Let me take the set of issues that Reid and McConnell debated to a different level. Who is responsible for the Senate’s constipation? McConnell put the blame squarely on Reid for the practice of filling the amendment tree and shutting Republicans out of the debate. He has a point, one I have made often when exploring balanced ways of reforming Senate rules. But McConnell went on to talk poignantly about how Senate Republicans have repeatedly offered a hand for cooperation, only to have it slapped away rudely by Reid, the president and Senate Democrats.

How to sort all this out? How about using McConnell’s own words from the past three years as a start. Here are four statements:

“The single most important thing we want to achieve is for President [Barack] Obama to be a one-term president.” — October 2010

“I refuse to help Barack Obama get re-elected by marching Republicans into a position where we have ownership of a bad economy. … If we go into default, he will say that Republicans are making the economy worse and try to convince the public — maybe with some merit, if people stop getting their Social Security checks and military families start getting letters saying service people overseas don’t get paid. It’s an argument he could have a good chance of winning, and all of the sudden we have co-ownership of a bad economy. … That is very bad positioning going into an election.” — July 13, 2010, said right before the potential default, after months of fruitless negotiation.

“I think some of our Members may have thought the default issue was a hostage you might take a chance at shooting. Most of us didn’t think that. What we did learn is this — it’s a hostage worth ransoming.” — Said right after the deal was made.
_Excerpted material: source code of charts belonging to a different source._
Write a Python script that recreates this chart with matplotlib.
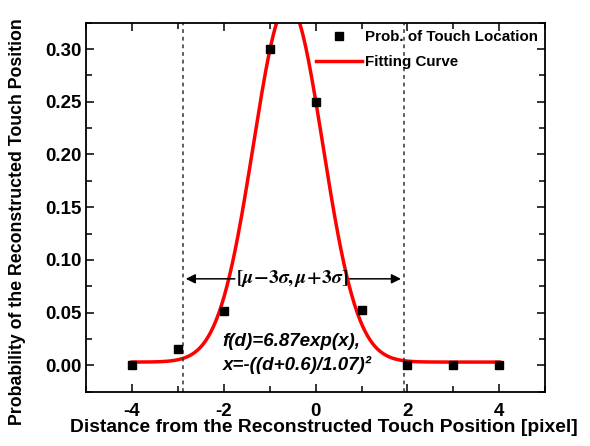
import numpy as np
import matplotlib
matplotlib.use("Agg")
import matplotlib.pyplot as plt
from matplotlib.ticker import MultipleLocator

plt.rcParams['font.family'] = ['Liberation Sans', 'DejaVu Sans']
plt.rcParams['font.weight'] = 'bold'
plt.rcParams['mathtext.fontset'] = 'stix'
plt.rcParams['axes.unicode_minus'] = False

# measured probabilities
distance = [-4, -3, -2, -1, 0, 1, 2, 3, 4]
prob = [0.0, 0.0155, 0.051, 0.30, 0.25, 0.052, 0.0, 0.0, 0.0]

# gaussian fit parameters
fit_amp = 0.34
fit_mu = -0.6
fit_w = 1.07
fit_base = 0.003

# 3 sigma bounds
bound_lo = -2.89
bound_hi = 1.92

fig = plt.figure(figsize=(5.9, 4.46), dpi=100)
ax = fig.add_axes([0.146, 0.122, 0.778, 0.827])

d = np.linspace(-4, 4, 400)
fit = fit_base + fit_amp * np.exp(-((d - fit_mu) / fit_w) ** 2)

ax.plot(distance, prob, 's', color='black', markersize=6, label='Prob. of Touch Location', zorder=3)
ax.plot(d, fit, color='red', lw=2.5, label='Fitting Curve', zorder=2)

ax.axvline(bound_lo, color='#333333', lw=1.1, linestyle=(0, (2.5, 2.5)))
ax.axvline(bound_hi, color='#333333', lw=1.1, linestyle=(0, (2.5, 2.5)))

ax.text(-0.51, 0.082, r'$[\mu\!-\!3\sigma,\mu\!+\!3\sigma]$', fontsize=14,
        ha='center', va='center')
ax.annotate('', xy=(bound_lo, 0.082), xytext=(-1.7, 0.082),
            arrowprops=dict(arrowstyle='-|>', color='black', lw=1.1, mutation_scale=14))
ax.annotate('', xy=(bound_hi, 0.082), xytext=(0.68, 0.082),
            arrowprops=dict(arrowstyle='-|>', color='black', lw=1.1, mutation_scale=14))

ax.text(-2.03, 0.0225, 'f(d)=6.87exp(x),', fontsize=13.5, fontstyle='italic',
        fontweight='bold', ha='left', va='center')
ax.text(-2.03, 0.0005, 'x=-((d+0.6)/1.07)\u00b2', fontsize=13.5, fontstyle='italic',
        fontweight='bold', ha='left', va='center')

ax.set_xlim(-5, 5)
ax.set_ylim(-0.025, 0.325)
ax.xaxis.set_major_locator(MultipleLocator(2))
ax.xaxis.set_minor_locator(MultipleLocator(1))
ax.yaxis.set_major_locator(MultipleLocator(0.05))
ax.yaxis.set_minor_locator(MultipleLocator(0.025))
ax.set_yticks([0.0, 0.05, 0.10, 0.15, 0.20, 0.25, 0.30])
ax.set_yticklabels(['0.00', '0.05', '0.10', '0.15', '0.20', '0.25', '0.30'])
ax.tick_params(which='both', direction='in', top=True, right=True, width=1.1, labelsize=13.5)
ax.tick_params(axis='x', which='major', pad=8)
ax.tick_params(which='major', length=6)
ax.tick_params(which='minor', length=4)
for s in ax.spines.values():
    s.set_linewidth(1.3)

ax.set_xlabel('Distance from the Reconstructed Touch Position [pixel]', fontsize=13.9,
              fontweight='bold', labelpad=0)
ax.xaxis.set_label_coords(0.518, -0.075)
ax.set_ylabel('Probability of the Reconstructed Touch Position', fontsize=12.8,
              fontweight='bold')
ax.yaxis.set_label_coords(-0.13, 0.46)

ax.legend(loc='upper right', frameon=False, fontsize=10.9, handlelength=3.0,
          handletextpad=0.2, borderaxespad=0.3, labelspacing=0.7, borderpad=0.2)

fig.savefig('out.png', dpi=100)
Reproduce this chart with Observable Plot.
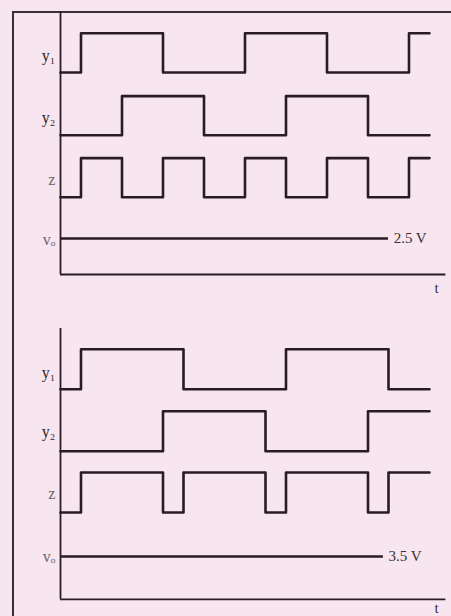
<!DOCTYPE html>
<html>
<head>
<meta charset="utf-8">
<script src="https://cdn.jsdelivr.net/npm/d3@7"></script>
<script src="https://cdn.jsdelivr.net/npm/@observablehq/plot@0.6"></script>
<style>
  html, body { margin: 0; padding: 0; background: #f7e6f0; }
  #wrap { position: relative; width: 451px; height: 616px; overflow: hidden; background: #f7e6f0; }
  #frame { position: absolute; left: 12px; top: 11px; width: 450px; height: 620px;
           border-left: 2px solid #3a3035; border-top: 2px solid #3a3035; }
  #top { position: absolute; left: 0; top: 0; }
  #bot { position: absolute; left: 0; top: 300px; }
</style>
</head>
<body>
<div id="wrap"><div id="frame"></div><div id="top"></div><div id="bot"></div></div>
<script>
// ---- data: transition times and logic levels (step-after) ----
const tTop  = [0, 1, 3, 5, 7, 9, 11, 13, 15, 17, 18];
const y1Top = [0, 1, 1, 0, 0, 1, 1, 0, 0, 1, 1];
const y2Top = [0, 0, 1, 1, 0, 0, 1, 1, 0, 0, 0];
const zTop  = [0, 1, 0, 1, 0, 1, 0, 1, 0, 1, 1];

const tBot  = [0, 1, 5, 6, 10, 11, 15, 16, 18];
const y1Bot = [0, 1, 1, 0, 0, 1, 1, 0, 0];
const y2Bot = [0, 0, 1, 1, 0, 0, 1, 1, 1];
const zBot  = [0, 1, 0, 1, 0, 1, 0, 1, 1];

const signalNames = ["y₁", "y₂", "z", "vₒ"];
const voLabels = ["2.5 V", "3.5 V"];
const voEnd = [16, 15.75];

const ink = "#2a1c22";
const font = "'Liberation Serif', 'DejaVu Serif', serif";

function panel(times, sigs, bases, cfg) {
  const marks = [];
  sigs.forEach((vals, i) => {
    const pts = times.map((t, k) => ({t, v: bases[i] + vals[k] * cfg.amp}));
    marks.push(Plot.line(pts, {x: "t", y: "v", curve: "step-after", stroke: ink, strokeWidth: 2.6}));
  });
  marks.push(Plot.ruleX([0], {y1: cfg.axisV, y2: cfg.axisTop, stroke: ink, strokeWidth: 1.8}));
  marks.push(Plot.ruleY([cfg.axisV], {x1: 0, x2: 18.8, stroke: ink, strokeWidth: 1.8}));
  marks.push(Plot.ruleY([cfg.voV], {x1: 0, x2: cfg.voEnd, stroke: ink, strokeWidth: 2.6}));
  const labs = signalNames.map((n, i) => ({n, v: cfg.labelV[i], c: i < 2 ? "#2e2428" : "#6e6468", w: i < 2 ? "bold" : "normal"}));
  marks.push(Plot.text(labs, {x: -0.25, y: "v", text: "n", textAnchor: "end", fontSize: 16, fontFamily: font,
    fill: "c", fontWeight: "w", fontStyle: (d) => d.n === "vₒ" ? "italic" : "normal"}));
  marks.push(Plot.text([cfg.voLabel], {x: cfg.voEnd + 0.25, y: cfg.voV, text: (d) => d, textAnchor: "start",
    fontSize: 15, fontFamily: font, fill: "#3a3035"}));
  marks.push(Plot.text(["t"], {x: 18.35, y: cfg.tV, text: (d) => d, fontSize: 15, fontFamily: font, fill: "#3a3035"}));
  return Plot.plot({
    width: 451, height: cfg.height,
    marginLeft: 60, marginRight: 1.5, marginTop: 0, marginBottom: 0,
    x: {domain: [0, 19], axis: null},
    y: {domain: [0, cfg.yMax], axis: null},
    style: {background: "transparent", overflow: "visible"},
    marks
  });
}

document.getElementById("top").appendChild(panel(tTop, [y1Top, y2Top, zTop], [5.7, 4.13, 2.58], {
  amp: 0.98, height: 300, yMax: 7.5, axisV: 0.65, axisTop: 7.22, voV: 1.55, voEnd: voEnd[0],
  voLabel: voLabels[0], labelV: [6.12, 4.57, 3.02, 1.52], tV: 0.32
}));
document.getElementById("bot").appendChild(panel(tBot, [y1Bot, y2Bot, zBot], [5.68, 4.13, 2.6], {
  amp: 1.0, height: 316, yMax: 7.9, axisV: 0.43, axisTop: 7.2, voV: 1.5, voEnd: voEnd[1],
  voLabel: voLabels[1], labelV: [6.1, 4.62, 3.07, 1.5], tV: 0.22
}));
</script>
</body>
</html>
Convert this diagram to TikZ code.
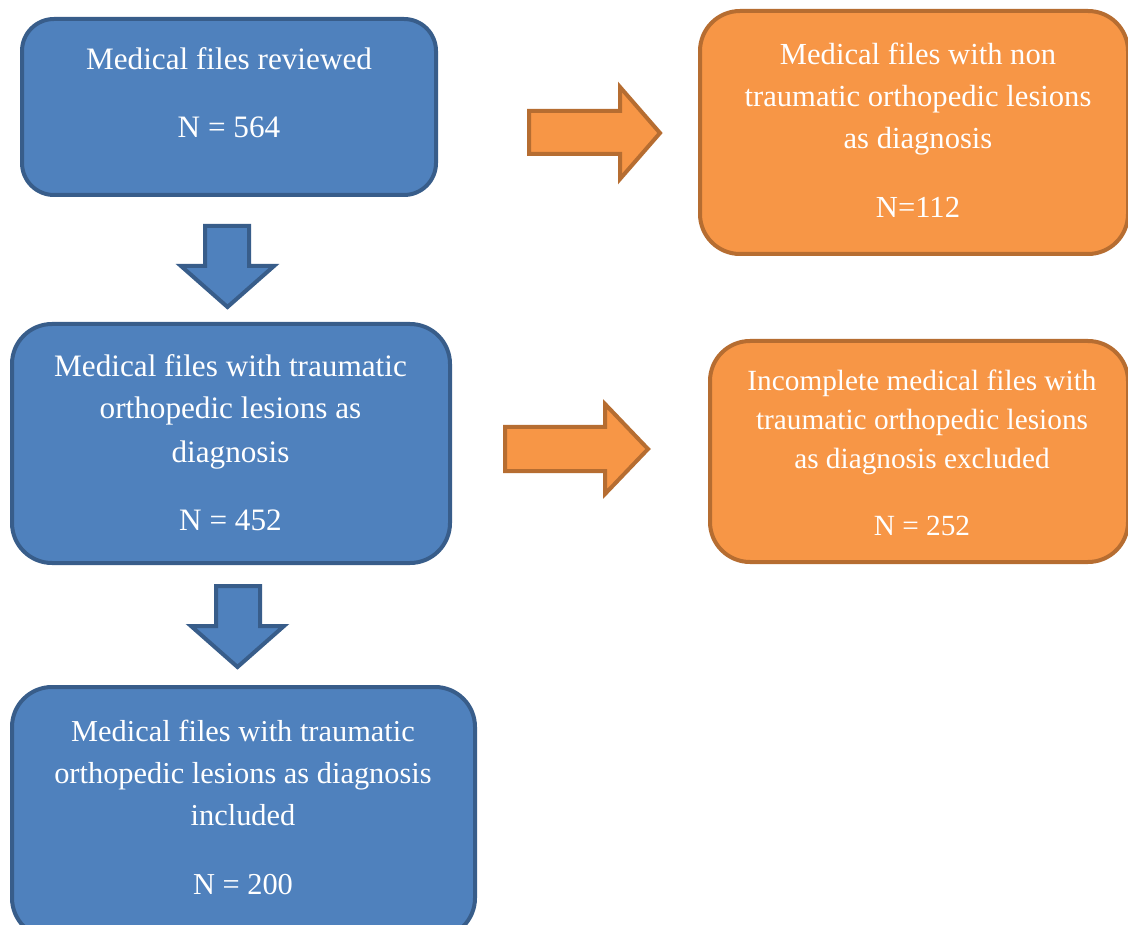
\documentclass[tikz,border=0pt]{standalone}
\usepackage{fontspec}
\setmainfont{Liberation Serif}
\definecolor{bfill}{HTML}{4F81BD}
\definecolor{bdraw}{HTML}{385D8A}
\definecolor{ofill}{HTML}{F79646}
\definecolor{odraw}{HTML}{B66D31}
\tikzset{
  box/.style={rounded corners=40pt, line width=4pt, inner sep=0pt, outer sep=0pt},
  bluebox/.style={box, fill=bfill, draw=bdraw},
  orangebox/.style={box, fill=ofill, draw=odraw},
  txt/.style={text=white, anchor=base, inner sep=0pt, font=\fontsize{31.2}{38}\selectfont},
  ctxt/.style={txt, font=\fontsize{30.4}{38}\selectfont},
  otxt/.style={txt, font=\fontsize{30.6}{38}\selectfont},
  stxt/.style={txt, font=\fontsize{29.3}{36}\selectfont},
  barrow/.style={line width=4pt, fill=bfill, draw=bdraw, line join=miter},
  oarrow/.style={line width=4pt, fill=ofill, draw=odraw, line join=miter}
}
\begin{document}
\begin{tikzpicture}[x=1pt,y=-1pt]
\useasboundingbox (0,0) rectangle (1128,925);
\clip (0,0) rectangle (1128,925);
\fill[white] (0,0) rectangle (1128,925);

% boxes
\node[bluebox, rounded corners=32pt, minimum width=414pt, minimum height=176pt] (b1) at (229,107) {};
\node[bluebox, minimum width=438pt, minimum height=239pt] (b2) at (231,443.5) {};
\node[bluebox, minimum width=463pt, minimum height=251pt] (b3) at (243.5,812.5) {};
\node[orangebox, minimum width=428pt, minimum height=243pt] (oa) at (914,132.5) {};
\node[orangebox, minimum width=418pt, minimum height=221pt] (ob) at (919,451.5) {};

% texts
\node[txt] (t1a) at (229,70) {Medical files reviewed};
\node[txt] (t1b) at (229,138) {N = 564};

\node[txt] (t2a) at (230.5,377) {Medical files with traumatic};
\node[txt] (t2b) at (230.5,419) {orthopedic lesions as};
\node[txt] (t2c) at (230.5,462) {diagnosis};
\node[txt] (t2d) at (230.5,530) {N = 452};

\node[ctxt] (t3a) at (243,741) {Medical files with traumatic};
\node[ctxt] (t3b) at (243,783) {orthopedic lesions as diagnosis};
\node[ctxt] (t3c) at (243,825) {included};
\node[ctxt] (t3d) at (243,894) {N = 200};

\node[otxt] (tAa) at (918,65) {Medical files with non};
\node[otxt] (tAb) at (918,107) {traumatic orthopedic lesions};
\node[otxt] (tAc) at (918,149) {as diagnosis};
\node[otxt] (tAd) at (918,218) {N=112};

\node[stxt] (tBa) at (922,391) {Incomplete medical files with};
\node[stxt] (tBb) at (922,429) {traumatic orthopedic lesions};
\node[stxt] (tBc) at (922,468) {as diagnosis excluded};
\node[stxt] (tBd) at (922,535) {N = 252};

% block arrows
\draw[barrow] (205,226) -- (249,226) -- (249,266) -- (274,266) -- (227.5,307) -- (181,266) -- (205,266) -- cycle;
\draw[barrow] (216,586) -- (260,586) -- (260,626) -- (284,626) -- (237.5,667) -- (191,626) -- (216,626) -- cycle;
\draw[oarrow] (529,111) -- (620,111) -- (620,87) -- (660,133) -- (620,179) -- (620,154) -- (529,154) -- cycle;
\draw[oarrow] (505,427) -- (605,427) -- (605,404) -- (648,449) -- (605,494) -- (605,471) -- (505,471) -- cycle;
\end{tikzpicture}
\end{document}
“We worked very hard to keep our fingerprints off of these proposals. Because we thought — correctly, I think — that the only way the American people would know that a great debate was going on was if the measures were not bipartisan. When you hang the ‘bipartisan’ tag on something, the perception is that differences have been worked out, and there’s a broad agreement that that’s the way forward.” — Said to the Atlantic in December 2010, after the midterms, explaining why Republicans from the start were not going to cooperate with or compromise with any of the Obama proposals.

Let’s add a January 2011 comment from former Sen. Bob Bennett (R-Utah) about McConnell’s strategy during the Obama presidency: “McConnell knew the places to go, around the tank, and loosen a lug bolt here, pour sand in a hydraulic receptacle there, and slow the whole thing down.”

Now let’s add a few facts. After saying almost daily in 2009 that the route to a debt deal was to embrace the Gregg-Conrad Commission, a Senate effort to create a panel with real teeth, McConnell joined seven of his GOP colleagues in the Senate who had been original co-sponsors of Gregg-Conrad in voting to kill it via filibuster. I can find no other explanation than the comments made by McConnell to the Atlantic, above.

We have seen an unprecedented number of filibusters and filibuster threats, including on bills and nominations that ultimately passed unanimously or near unanimously. Nominations do not have amendments, so there were no amendment trees to fill. Multiple filibusters have been applied on motions to proceed and then bills where there was no effort to block GOP amendments by filling the amendment tree — just an effort, as Bennett describes it, to pour sand in and slow the whole thing down.

Call me an ultra, ultra liberal, call me irresponsible, you can call me Al, or any other descriptor or epithet. The quotes, and facts, speak for themselves.

Norman Ornstein is a resident scholar at the American Enterprise Institute.